Tuesday, July 8, 2008

Phoenix Rising…

Phoenix’s East Valley Tribune has an op-ed this week that makes a lot of sense. In Missouri, we should watch Arizona’s school choice case go to state supreme court. We have a stringent so-called Blaine amendment that severely hampers the state from providing any support at all to a religiously-affiliated school.

Many anti-school choice camps have argued that Blaine Amendments (a stricter interpretation of the Establishment Clause found in many state Constitutions) prohibit a state from offering any sort of voucher or tax credit as a means of school choice because public money may come in contact with a religiously affiliated school.

For a long time I’ve believed that line of thinking constitutes a restriction on a family’s freedom of religion: making a family’s wish to raise their child in a school that reflects their beliefs contingent on their ability to pay for it. Pell Grant, the G.I. Bill and student loans are also state money, and yet do not restrict religious schools from receiving those dollars. I can think of plenty of government grants that go to private and religious organizations who are serving an important public interest. We’ve been led to believe that k-12 schooling is somehow different when in fact there are plenty of similar areas where religion and the state may touch shoulders—no excessive entanglement, just cross-purposes driven by concerned citizens. Agostini v. Felton in 1997 sets an interesting precedent about private and secular schools, if like me you geek out on case law.

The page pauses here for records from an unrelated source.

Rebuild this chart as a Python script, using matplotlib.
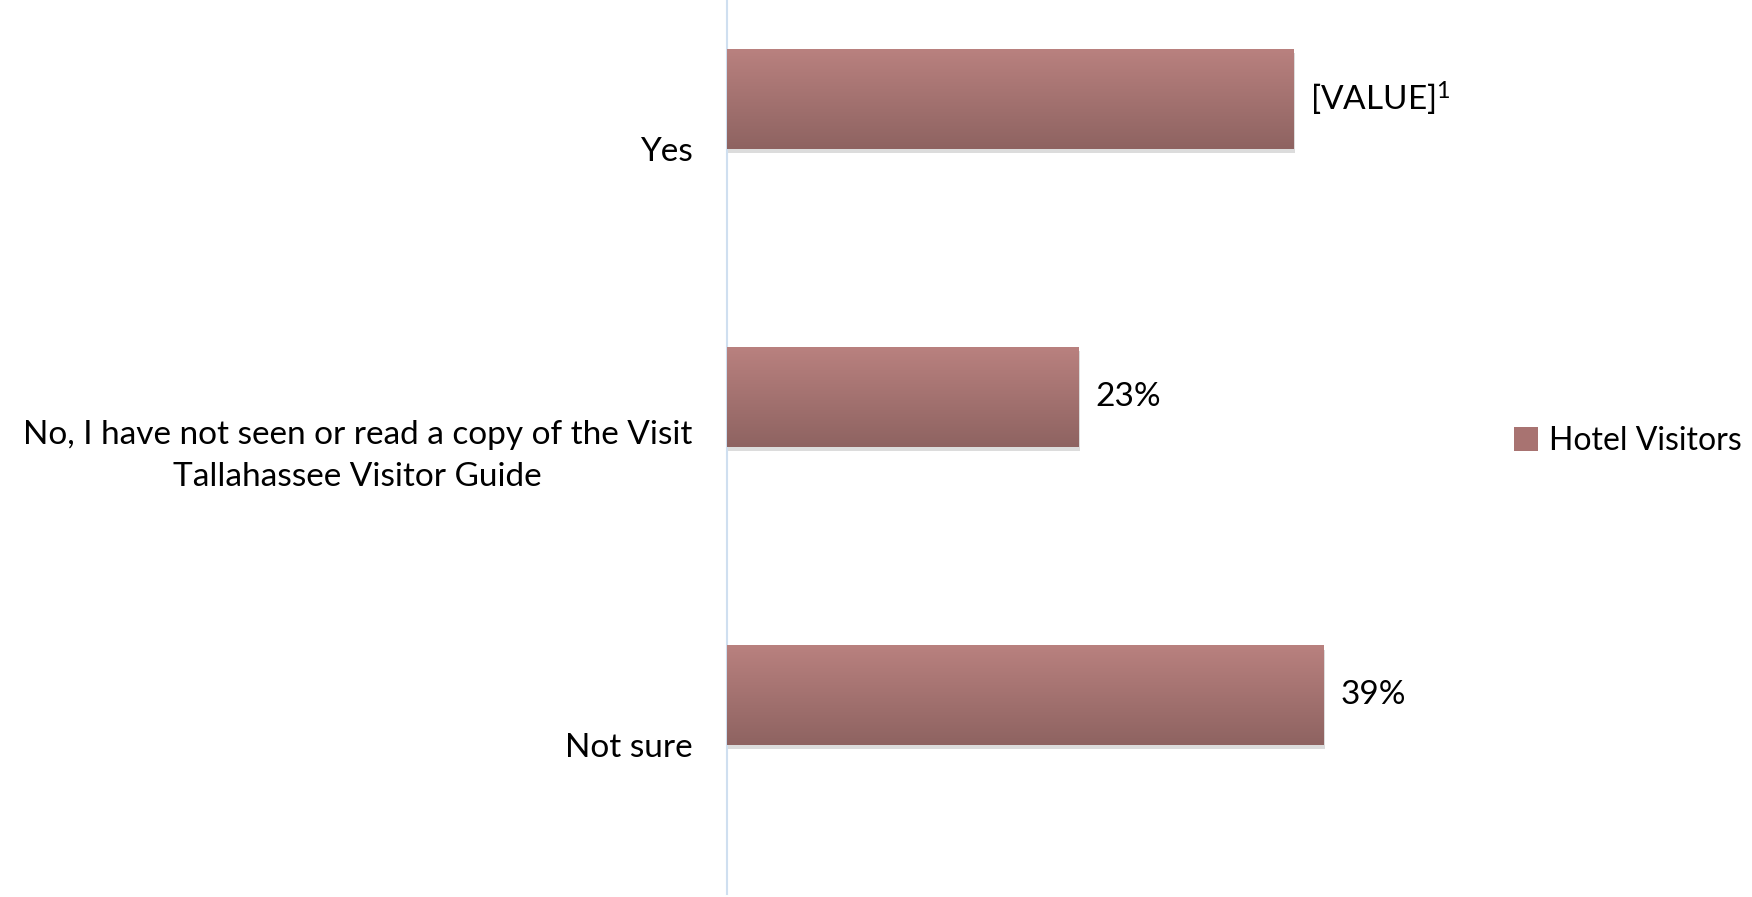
import numpy as np
import matplotlib
matplotlib.use("Agg")
import matplotlib.pyplot as plt
from matplotlib import patheffects
from matplotlib.colors import LinearSegmentedColormap
from matplotlib.patches import Patch

plt.rcParams["font.family"] = ["Lato", "DejaVu Sans"]
plt.rcParams["mathtext.fontset"] = "custom"
plt.rcParams["mathtext.rm"] = "Lato"
plt.rcParams["mathtext.it"] = "Lato"

categories = ["Yes",
              "No, I have not seen or read a copy of the Visit\nTallahassee Visitor Guide",
              "Not sure"]
hotel_visitors = [0.37, 0.23, 0.39]
value_labels = ["[VALUE]$^{1}$", "23%", "39%"]
series_name = "Hotel Visitors"

top_color = "#b9817f"
bottom_color = "#8e6361"
grad = LinearSegmentedColormap.from_list("bar_grad", [top_color, bottom_color])
fs = 24

fig = plt.figure(figsize=(17.52, 8.97), dpi=100)
ax = fig.add_axes([0.415, 0.003, 0.4366, 0.997])

y = np.arange(len(categories))
h = 0.335
# first of two slots in each category band
pos = y - h / 2

bars = ax.barh(pos, hotel_visitors, height=h, color="#a47270", zorder=2,
               path_effects=[patheffects.SimplePatchShadow(offset=(1, -3), shadow_rgbFace="#777777", alpha=0.25),
                             patheffects.Normal()])

# vertical gradient on each bar
g = np.linspace(0, 1, 256).reshape(-1, 1)
for b in bars:
    x0, y0 = b.get_x(), b.get_y()
    w, hh = b.get_width(), b.get_height()
    im = ax.imshow(g, cmap=grad, aspect="auto", extent=(x0, x0 + w, y0 + hh, y0),
                   zorder=3, interpolation="bilinear")
    im.set_clip_path(b)

for b, lab in zip(bars, value_labels):
    ax.annotate(lab, (b.get_width(), b.get_y() + b.get_height() / 2),
                xytext=(12, 0), textcoords="offset points",
                ha="left", va="center", fontsize=fs, color="#000000")

ax.set_xlim(0, 0.5)
ax.set_ylim(2.5, -0.5)
ax.set_yticks(y)
ax.set_yticklabels(categories, fontsize=fs)
for t in ax.get_yticklabels():
    t.set_multialignment("center")
    t.set_linespacing(1.5)
ax.tick_params(axis="y", length=0, pad=25)
ax.set_xticks([])

for s in ["top", "right", "bottom"]:
    ax.spines[s].set_visible(False)
ax.spines["left"].set_color("#cfdff0")
ax.spines["left"].set_linewidth(1.5)

handle = Patch(facecolor="#a87371", edgecolor="none")
fig.legend([handle], [series_name], loc="center left", bbox_to_anchor=(0.864, 0.508),
           frameon=False, fontsize=23, handlelength=0.75, handleheight=0.75,
           handletextpad=0.35, borderaxespad=0, borderpad=0)

fig.savefig("out.png", dpi=100)
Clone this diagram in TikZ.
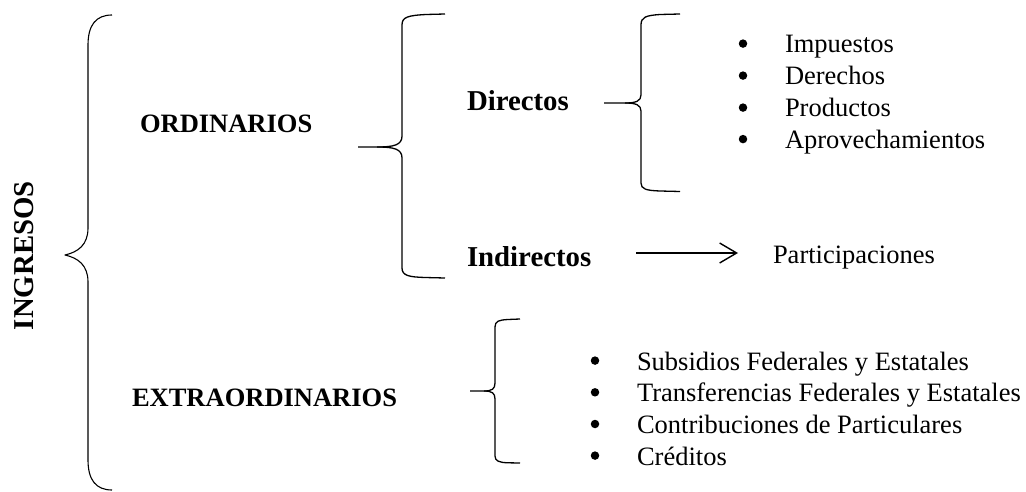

The op-ed makes the case that because the aid goes to the parent and not to the school, it is not in violation of the Blaine Amendment.

The court has held that in deciding Blaine issues, judges must determine who the “true beneficiary” of a state program is, and in the case of school choice, the court said, the beneficiaries are families, not private schools. The groups who sued to halt the voucher programs — the ACLU Foundation of Arizona, People for the American Way, and the Arizona Education Association — don’t want the public to know who the true beneficiaries are.
What these opponents have accomplished is to rob a small number of disabled students (117 were enrolled this year) and foster children (140 students) and their parents of their civil rights in order to make a political point, and push a false interpretation of the state’s constitution.
Nor have they been intellectually honest enough to acknowledge that the state of Arizona has for years run a school choice program for disabled children very much like the voucher program in question, under the federal Individuals with Disabilities in Education Act. The only difference is that the state assigns special-needs children to the IDEA programs that bureaucrats feel will best serve them. Under the voucher program, parents choose.
That suggests what lies at the heart of this issue: a struggle for power and control. Those who run the government school monopoly want to keep their power instead of sharing it with taxpayers and parents who might not choose their services. The idea of competition can be a scary thing, especially for groups that already enjoy captive audiences. Arizona, which operates four distinct school choice programs, has shown choice really works — and that’s why these groups are targeting it.

The decision is headed to the Arizona Supreme Court on appeal. Since the lower court contradicted itself regarding the state constitution’s Blaine Amendments — saying the programs “aid” religious schools but do not “support” them — it’s reasonable to expect the high court to abide by its own precedents and recognize this case for what it is: a grab for additional power by a fat and callous educational establishment.